Washington, July 27 (IANS) Revelations about what the US media called "Pakistan's Double Game" of providing Afghan militants "A Sanctuary for Terror" while taking billions in aid from the US has prompted calls on Capitol Hill for a rethink of Washington's policy.

"However illegally these documents came to light, they raise serious questions about the reality of America's policy toward Pakistan and Afghanistan," Senate Foreign Relations Committee chairman John Kerry said after leaks of secret US military documents.

"Those policies are at a critical stage and these documents may very well underscore the stakes and make the calibrations needed to get the policy right more urgent," said Kerry, a key architect of legislation last year that provides $7.5 billion in non-military aid to Pakistan over the next five years.

Senator Russ Feingold, a member of the Senate Select Committee on Intelligence, said documents leaked by whistleblower WikiLeaks highlight a "fundamental strategic problem," namely "that elements of the Pakistani security services have been complicit in the insurgency".

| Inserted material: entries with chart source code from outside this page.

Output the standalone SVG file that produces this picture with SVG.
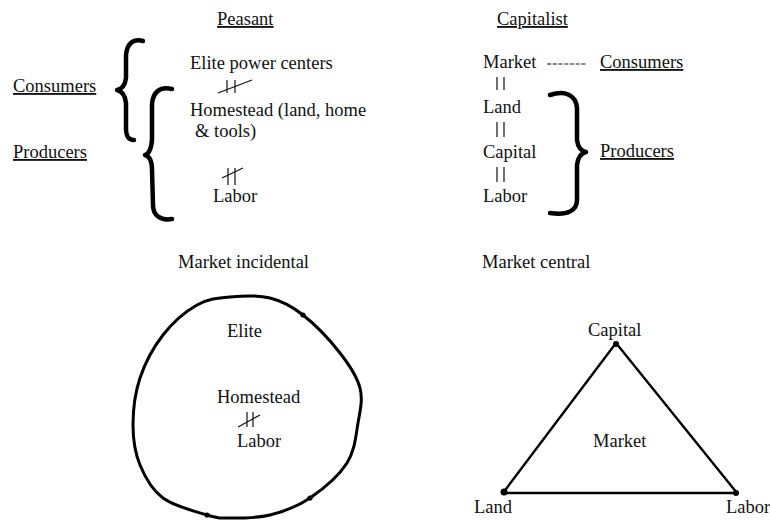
<svg xmlns="http://www.w3.org/2000/svg" width="770" height="522" viewBox="0 0 770 522">
<style>
text{font-family:"Liberation Serif","Times New Roman",serif;font-size:18.5px;fill:#111}
.u{text-decoration:underline}
.br{fill:none;stroke:#000;stroke-width:4.5;stroke-linecap:round;stroke-linejoin:round}
.ln{fill:none;stroke:#111;stroke-width:1.2}
.sh{fill:none;stroke:#000;stroke-width:3}
</style>
<rect width="770" height="522" fill="#fff"/>
<g id="titles">
<text class="u" x="217" y="25">Peasant</text>
<text class="u" x="497" y="25">Capitalist</text>
<text x="178" y="268">Market incidental</text>
<text x="482" y="268">Market central</text>
</g>
<g id="peasant">
<g id="consumers-left"><text class="u" x="13" y="92">Consumers</text></g>
<g id="producers-left"><text class="u" x="13" y="158">Producers</text></g>
<g id="elite-power"><text x="190" y="69">Elite power centers</text></g>
<g id="homestead"><text x="190" y="116">Homestead (land, home</text><text x="195" y="137">&amp; tools)</text></g>
<g id="labor-left"><text x="213" y="202">Labor</text></g>
<path class="br" d="M143,41 C133,38 127,44 126,55 L126,78 C125,86 122,89 117,90 C122,91 125,95 126,103 L126,128 C126,136 128,140 134,140"/>
<path class="br" d="M172,89 C160,86 153,92 152,104 L152,140 C151,150 149,154 145,155 C149,156 152,161 152,170 L153,205 C153,215 160,221 172,219"/>
</g>
<g id="capitalist">
<g id="market-top"><text x="483" y="68">Market</text></g>
<g id="consumers-right"><text class="u" x="600" y="68">Consumers</text></g>
<g id="land-right"><text x="483" y="113">Land</text></g>
<g id="capital-right"><text x="483" y="158">Capital</text></g>
<g id="labor-right"><text x="483" y="202">Labor</text></g>
<g id="producers-right"><text class="u" x="600" y="157">Producers</text></g>
<path class="br" d="M550,95 C565,90 576,95 577,108 L577,140 C578,148 581,151 586,152 C581,153 578,157 577,165 L577,200 C577,210 568,216 550,213"/>
</g>
<g id="connectors">
<line class="ln" x1="547" y1="64" x2="586" y2="64" stroke-dasharray="4.2,1.5"/>
<path class="ln" d="M497,77V90M504,77V90M497,122V137M504,122V137M497,167V182M504,167V182"/>
<path class="ln" d="M227,80V93M235,80V93M218,93L252,80"/>
<path class="ln" d="M228,168V185M235,168V185M222,178L243,168"/>
<path class="ln" d="M247,412V427M253,412V427M238,427L260,415"/>
</g>
<g id="circle">
<path class="sh" d="M230,297 C242.2,295.8 257.8,295 270,298 C282.2,301 291.3,305.8 303,315 C314.7,324.2 330.5,340.8 340,353 C349.5,365.2 357,376.3 360,388 C363,399.7 360.2,410.5 358,423 C355.8,435.5 355,450.5 347,463 C339,475.5 322.8,489.3 310,498 C297.2,506.7 283.3,511.7 270,515 C256.7,518.3 240.5,518 230,518 C219.5,518 218.2,518.3 207,515 C195.8,511.7 174.2,506.3 163,498 C151.8,489.7 145,477.2 140,465 C135,452.8 133,439.5 133,425 C133,410.5 135,393 140,378 C145,363 153.5,347.2 163,335 C172.5,322.8 185.8,311.3 197,305 C208.2,298.7 217.8,298.2 230,297 Z"/>
<circle cx="303" cy="315" r="2.6"/>
<circle cx="310" cy="498" r="2.6"/>
<circle cx="207" cy="515" r="2.6"/>
<g id="elite"><text x="227" y="337">Elite</text></g>
<g id="homestead-c"><text x="217" y="403">Homestead</text></g>
<g id="labor-c"><text x="237" y="447">Labor</text></g>
</g>
<g id="triangle">
<path fill="none" stroke="#000" stroke-width="2.4" stroke-linejoin="round" d="M616,343 L737,493 L503,493 Z"/>
<circle cx="616" cy="344" r="3"/>
<circle cx="504" cy="492" r="3.5"/>
<circle cx="736" cy="493" r="3"/>
<g id="capital-t"><text x="588" y="336">Capital</text></g>
<g id="market-t"><text x="593" y="447">Market</text></g>
<g id="land-t"><text x="474" y="513">Land</text></g>
<g id="labor-t"><text x="726" y="513">Labor</text></g>
</g>
</svg>
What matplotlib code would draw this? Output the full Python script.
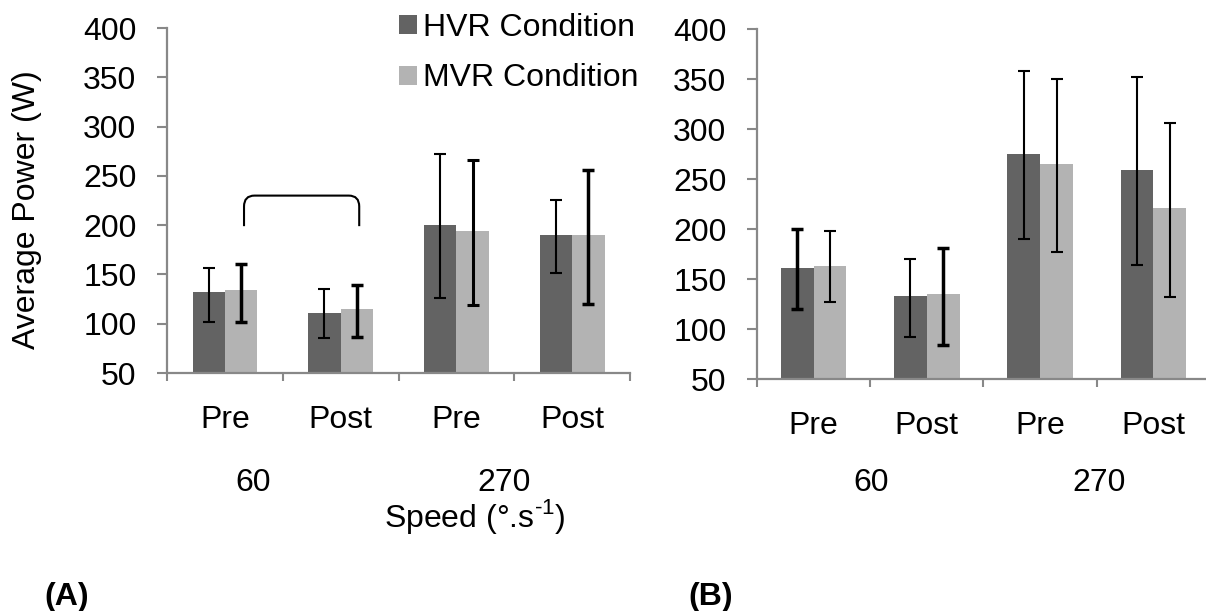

"The Obama administration has understood the nature of Pakistan's connections to the Taliban from its first days in office," said Bruce Riedel, a former CIA officer who led a presidential review of US policy toward Pakistan and Afghanistan.

"Like India, the US administration understands there is no alternative to engagement with Pakistan," Riedel, currently a senior fellow at the Brookings Institution's Saban Centre for Middle East Policy, told the Washington Times.

Riedel noted that a former Afghan intelligence chief had confirmed that the ISI's connections to the Taliban are still in place, that the Taliban leadership is based in the Pakistani port city of Karachi, and that the ISI has tremendous influence in the Taliban.

The influential New York Times, which was one of the three publications given early access to the leaks, in an editorial titled "Pakistan's Double Game", said though most of the documents could not be verified, they "confirm a picture of Pakistani double-dealing that has been building for years."

"Why would Pakistan play this dangerous game?" the Times asked and suggested Pakistan's Inter-Services Intelligence (ISI) "has long seen the Afghan Taliban as a proxy force, a way to ensure its influence on the other side of the border and keep India's influence at bay".

In a similar vein, The Wall Street Journal branded Pakistan "A Sanctuary for Terror" noting "the militants wage war in Afghanistan while using Pakistan as a place for rest, recuperation and recruitment."